It’s been several months since FBI Special Agent Rose Blake narrowly missed capturing the Backwoods Butcher, and almost died in the attempt. But now she has a different kind of serial killer in her sights: two men have been horribly murdered – the first was burned to death in his chair, the second had every bone in his body broken. The only evidence that connects them – besides the fact that they were both working on an ultra-top secret Defence project – is the strange all-over bodysuit they were wearing, a state-of-the-art cyber-simulation Skin that is about to be released onto the home-gamer market. But as Rose investigates the murders, she doesn’t realise that the Backwoods Butcher is about to resurface with a new face and a new identity and turn her life – and the lives of those she loves – into a living nightmare. Because the Backwoods Butcher has a new ally, an ally he has never met who knows how to hack into the most private and protected of computer systems – an ally who has seemingly murdered the two men whose deaths Rose Blake is investigating.

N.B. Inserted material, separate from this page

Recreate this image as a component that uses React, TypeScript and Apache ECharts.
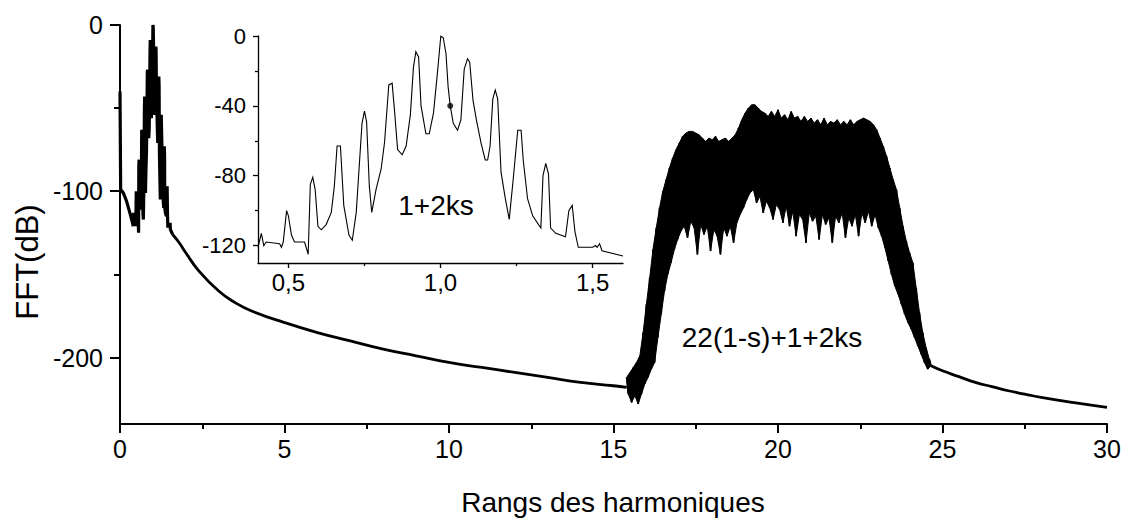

Playing with Death is a promising first outing for FBI Special Agent Rose Blake. It is a high-concept thriller that, whether by luck or extremely good judgement, has managed to tap into current paranoia about the dangers of the internet, and whether the government (in this case, the US government) should be controlling what we have access to. Authors Simon Scarrow and Lee Francis have obviously put a lot of research into the technical aspects of this story, and it’s to their credit that Playing with Death remains engaging and tensely readable even during the chapters when characters are sitting around a keyboard, with one early sequence involving tracking down a computer hacker being especially fine. In tone, it’s a little like Thomas Harris collides with Michael Crichton, and although it is structurally like every other police procedural we’ve either read or watched, and the clichéd ending is something of a disappointment, Playing with Death definitely has enough twists and surprises to keep you turning the pages.